>>>>>
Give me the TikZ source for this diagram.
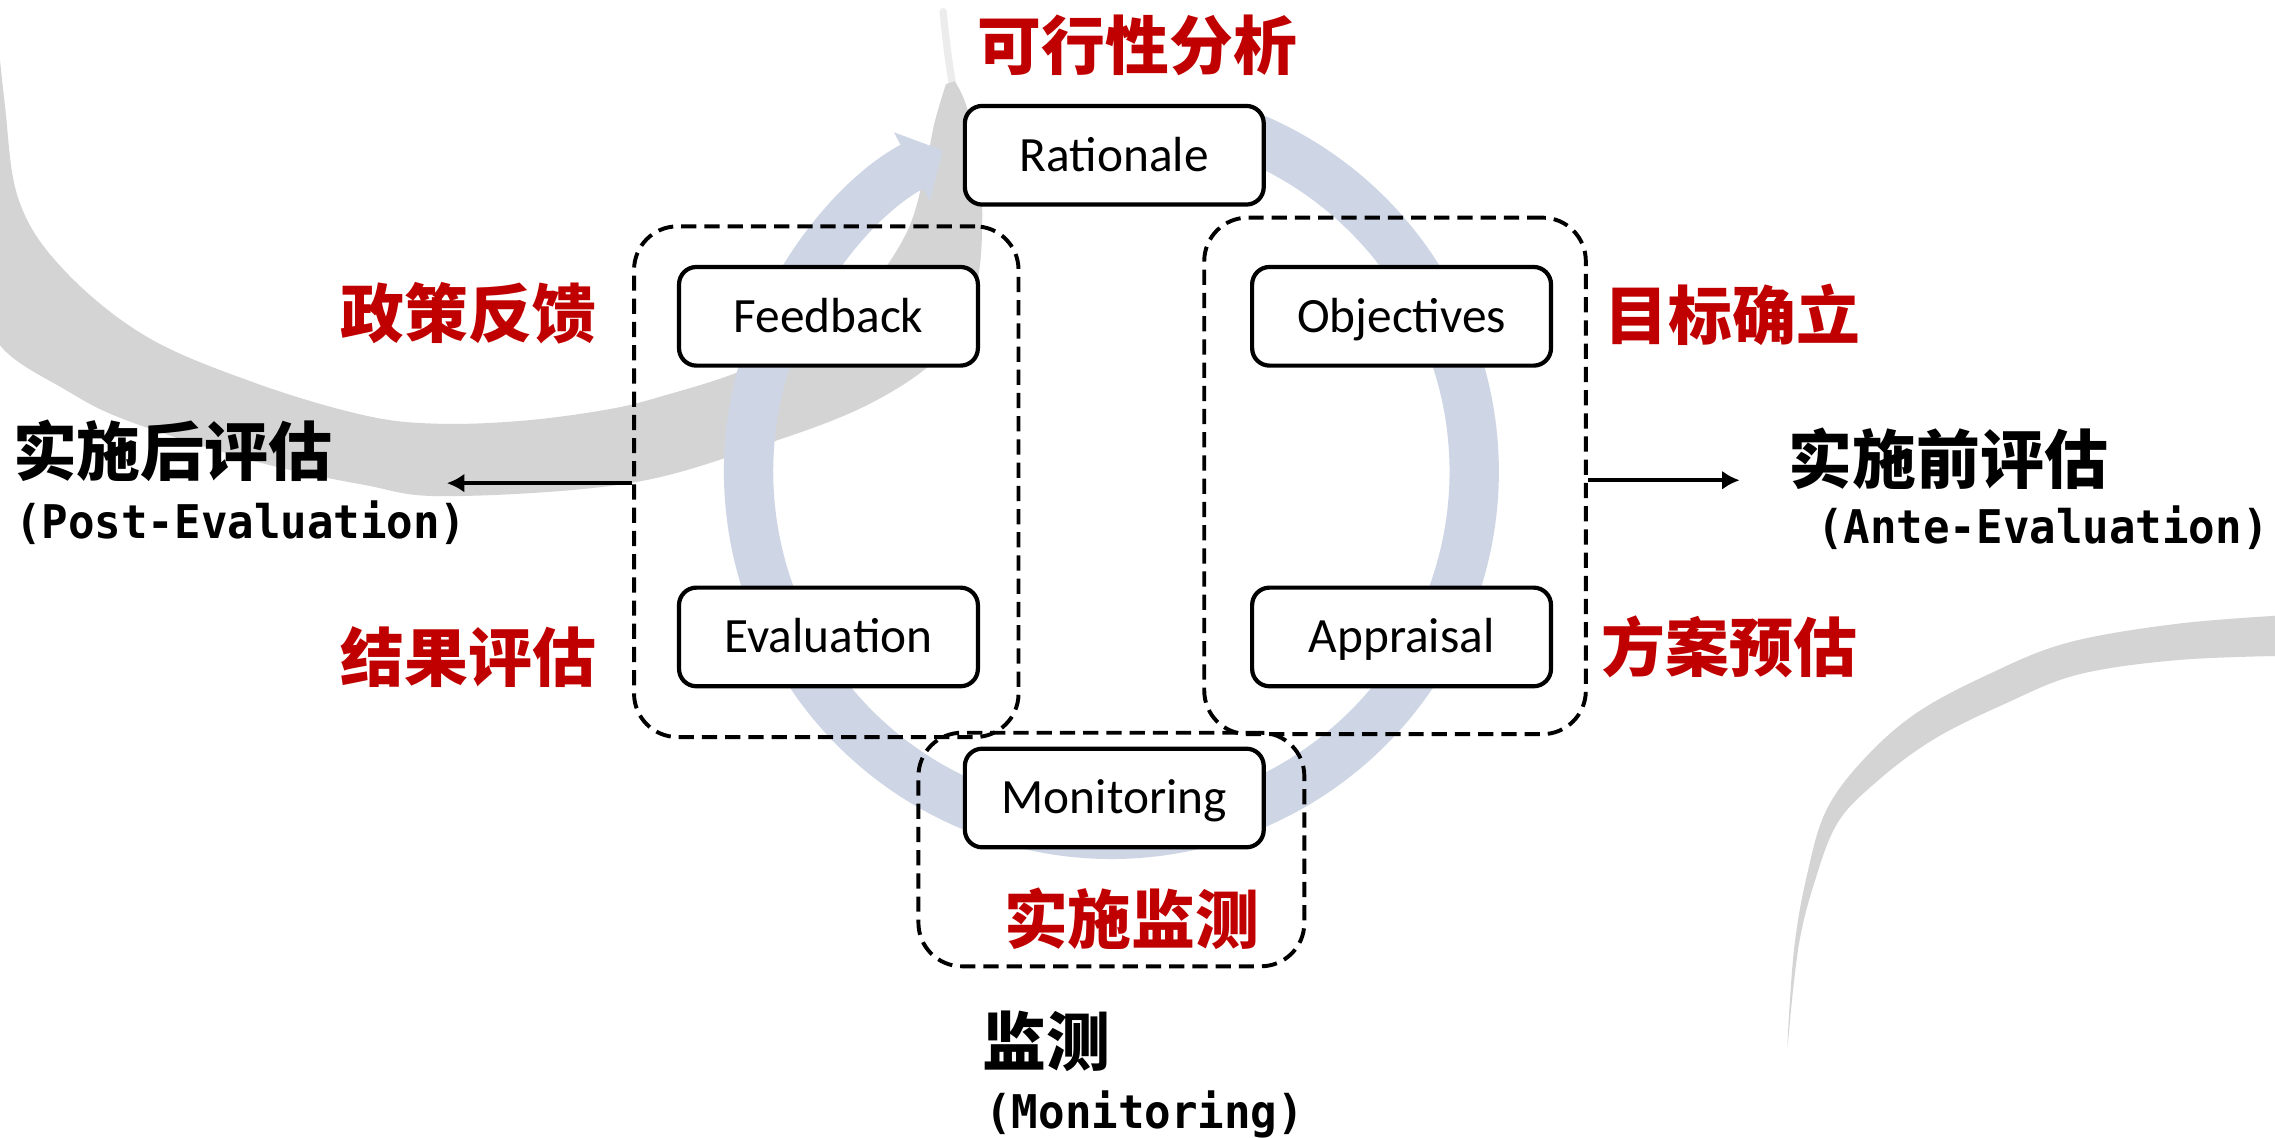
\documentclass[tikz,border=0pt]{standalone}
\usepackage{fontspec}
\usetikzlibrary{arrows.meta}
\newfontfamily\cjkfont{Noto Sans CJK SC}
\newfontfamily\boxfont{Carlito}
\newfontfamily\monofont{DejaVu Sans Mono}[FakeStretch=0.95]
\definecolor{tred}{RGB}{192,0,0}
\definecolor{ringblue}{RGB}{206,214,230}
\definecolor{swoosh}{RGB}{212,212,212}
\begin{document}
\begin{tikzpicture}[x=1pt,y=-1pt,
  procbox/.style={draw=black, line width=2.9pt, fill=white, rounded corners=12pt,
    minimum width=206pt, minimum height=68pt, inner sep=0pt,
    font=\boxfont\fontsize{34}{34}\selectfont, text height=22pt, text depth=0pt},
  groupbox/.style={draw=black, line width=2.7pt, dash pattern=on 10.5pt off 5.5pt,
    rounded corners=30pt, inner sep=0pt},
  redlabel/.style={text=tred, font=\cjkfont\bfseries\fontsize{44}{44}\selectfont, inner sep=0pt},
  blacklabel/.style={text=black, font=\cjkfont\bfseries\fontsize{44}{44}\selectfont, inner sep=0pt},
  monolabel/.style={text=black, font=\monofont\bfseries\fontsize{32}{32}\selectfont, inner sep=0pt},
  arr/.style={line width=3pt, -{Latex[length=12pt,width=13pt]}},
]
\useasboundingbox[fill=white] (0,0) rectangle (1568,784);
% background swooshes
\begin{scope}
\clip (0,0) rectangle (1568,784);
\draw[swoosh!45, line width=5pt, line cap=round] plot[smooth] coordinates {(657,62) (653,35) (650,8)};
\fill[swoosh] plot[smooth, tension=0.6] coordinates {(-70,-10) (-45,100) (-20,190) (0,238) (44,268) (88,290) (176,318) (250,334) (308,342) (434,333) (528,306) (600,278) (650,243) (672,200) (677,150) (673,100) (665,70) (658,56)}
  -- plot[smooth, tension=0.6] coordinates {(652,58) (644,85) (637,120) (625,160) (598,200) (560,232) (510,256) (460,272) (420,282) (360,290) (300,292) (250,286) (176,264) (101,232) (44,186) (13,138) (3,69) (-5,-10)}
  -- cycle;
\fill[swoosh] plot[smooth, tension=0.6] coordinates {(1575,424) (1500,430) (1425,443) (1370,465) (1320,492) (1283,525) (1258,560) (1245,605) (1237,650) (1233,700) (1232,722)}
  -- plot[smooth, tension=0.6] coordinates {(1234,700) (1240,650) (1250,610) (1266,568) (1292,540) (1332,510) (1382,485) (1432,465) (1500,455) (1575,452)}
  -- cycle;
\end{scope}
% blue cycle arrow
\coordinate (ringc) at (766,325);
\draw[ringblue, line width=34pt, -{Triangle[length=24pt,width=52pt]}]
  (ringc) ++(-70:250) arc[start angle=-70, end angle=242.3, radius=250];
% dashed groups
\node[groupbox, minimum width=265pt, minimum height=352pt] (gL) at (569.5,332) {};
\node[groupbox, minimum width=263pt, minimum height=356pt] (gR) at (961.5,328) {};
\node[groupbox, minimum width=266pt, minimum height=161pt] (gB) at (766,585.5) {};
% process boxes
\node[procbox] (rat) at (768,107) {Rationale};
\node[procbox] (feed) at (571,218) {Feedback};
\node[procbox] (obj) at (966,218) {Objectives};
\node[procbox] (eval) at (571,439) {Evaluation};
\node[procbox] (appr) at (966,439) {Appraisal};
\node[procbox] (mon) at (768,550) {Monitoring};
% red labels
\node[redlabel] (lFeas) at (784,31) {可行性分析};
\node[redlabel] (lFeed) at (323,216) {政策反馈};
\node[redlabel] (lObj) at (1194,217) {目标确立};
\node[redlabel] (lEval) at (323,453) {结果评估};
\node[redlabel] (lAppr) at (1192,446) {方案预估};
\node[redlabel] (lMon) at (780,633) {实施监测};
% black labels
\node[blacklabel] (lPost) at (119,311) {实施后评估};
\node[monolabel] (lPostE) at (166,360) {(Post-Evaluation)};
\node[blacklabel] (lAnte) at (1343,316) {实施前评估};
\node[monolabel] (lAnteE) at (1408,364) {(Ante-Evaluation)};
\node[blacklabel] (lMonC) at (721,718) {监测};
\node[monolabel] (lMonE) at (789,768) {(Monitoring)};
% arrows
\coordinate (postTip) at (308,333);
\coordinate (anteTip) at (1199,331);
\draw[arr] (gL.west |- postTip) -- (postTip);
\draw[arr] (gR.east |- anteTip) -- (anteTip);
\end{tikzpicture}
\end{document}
<<<<<
- What to work on -
Reproduce the data word for word, excluding its pictures.

- Result of this exercise -
Give me the TikZ source for this diagram.
\documentclass[tikz,border=0pt]{standalone}
\usepackage{fontspec}
\usetikzlibrary{arrows.meta}
\newfontfamily\cjkfont{Noto Sans CJK SC}
\newfontfamily\boxfont{Carlito}
\newfontfamily\monofont{DejaVu Sans Mono}[FakeStretch=0.95]
\definecolor{tred}{RGB}{192,0,0}
\definecolor{ringblue}{RGB}{206,214,230}
\definecolor{swoosh}{RGB}{212,212,212}
\begin{document}
\begin{tikzpicture}[x=1pt,y=-1pt,
  procbox/.style={draw=black, line width=2.9pt, fill=white, rounded corners=12pt,
    minimum width=206pt, minimum height=68pt, inner sep=0pt,
    font=\boxfont\fontsize{34}{34}\selectfont, text height=22pt, text depth=0pt},
  groupbox/.style={draw=black, line width=2.7pt, dash pattern=on 10.5pt off 5.5pt,
    rounded corners=30pt, inner sep=0pt},
  redlabel/.style={text=tred, font=\cjkfont\bfseries\fontsize{44}{44}\selectfont, inner sep=0pt},
  blacklabel/.style={text=black, font=\cjkfont\bfseries\fontsize{44}{44}\selectfont, inner sep=0pt},
  monolabel/.style={text=black, font=\monofont\bfseries\fontsize{32}{32}\selectfont, inner sep=0pt},
  arr/.style={line width=3pt, -{Latex[length=12pt,width=13pt]}},
]
\useasboundingbox[fill=white] (0,0) rectangle (1568,784);
% background swooshes
\begin{scope}
\clip (0,0) rectangle (1568,784);
\draw[swoosh!45, line width=5pt, line cap=round] plot[smooth] coordinates {(657,62) (653,35) (650,8)};
\fill[swoosh] plot[smooth, tension=0.6] coordinates {(-70,-10) (-45,100) (-20,190) (0,238) (44,268) (88,290) (176,318) (250,334) (308,342) (434,333) (528,306) (600,278) (650,243) (672,200) (677,150) (673,100) (665,70) (658,56)}
  -- plot[smooth, tension=0.6] coordinates {(652,58) (644,85) (637,120) (625,160) (598,200) (560,232) (510,256) (460,272) (420,282) (360,290) (300,292) (250,286) (176,264) (101,232) (44,186) (13,138) (3,69) (-5,-10)}
  -- cycle;
\fill[swoosh] plot[smooth, tension=0.6] coordinates {(1575,424) (1500,430) (1425,443) (1370,465) (1320,492) (1283,525) (1258,560) (1245,605) (1237,650) (1233,700) (1232,722)}
  -- plot[smooth, tension=0.6] coordinates {(1234,700) (1240,650) (1250,610) (1266,568) (1292,540) (1332,510) (1382,485) (1432,465) (1500,455) (1575,452)}
  -- cycle;
\end{scope}
% blue cycle arrow
\coordinate (ringc) at (766,325);
\draw[ringblue, line width=34pt, -{Triangle[length=24pt,width=52pt]}]
  (ringc) ++(-70:250) arc[start angle=-70, end angle=242.3, radius=250];
% dashed groups
\node[groupbox, minimum width=265pt, minimum height=352pt] (gL) at (569.5,332) {};
\node[groupbox, minimum width=263pt, minimum height=356pt] (gR) at (961.5,328) {};
\node[groupbox, minimum width=266pt, minimum height=161pt] (gB) at (766,585.5) {};
% process boxes
\node[procbox] (rat) at (768,107) {Rationale};
\node[procbox] (feed) at (571,218) {Feedback};
\node[procbox] (obj) at (966,218) {Objectives};
\node[procbox] (eval) at (571,439) {Evaluation};
\node[procbox] (appr) at (966,439) {Appraisal};
\node[procbox] (mon) at (768,550) {Monitoring};
% red labels
\node[redlabel] (lFeas) at (784,31) {可行性分析};
\node[redlabel] (lFeed) at (323,216) {政策反馈};
\node[redlabel] (lObj) at (1194,217) {目标确立};
\node[redlabel] (lEval) at (323,453) {结果评估};
\node[redlabel] (lAppr) at (1192,446) {方案预估};
\node[redlabel] (lMon) at (780,633) {实施监测};
% black labels
\node[blacklabel] (lPost) at (119,311) {实施后评估};
\node[monolabel] (lPostE) at (166,360) {(Post-Evaluation)};
\node[blacklabel] (lAnte) at (1343,316) {实施前评估};
\node[monolabel] (lAnteE) at (1408,364) {(Ante-Evaluation)};
\node[blacklabel] (lMonC) at (721,718) {监测};
\node[monolabel] (lMonE) at (789,768) {(Monitoring)};
% arrows
\coordinate (postTip) at (308,333);
\coordinate (anteTip) at (1199,331);
\draw[arr] (gL.west |- postTip) -- (postTip);
\draw[arr] (gR.east |- anteTip) -- (anteTip);
\end{tikzpicture}
\end{document}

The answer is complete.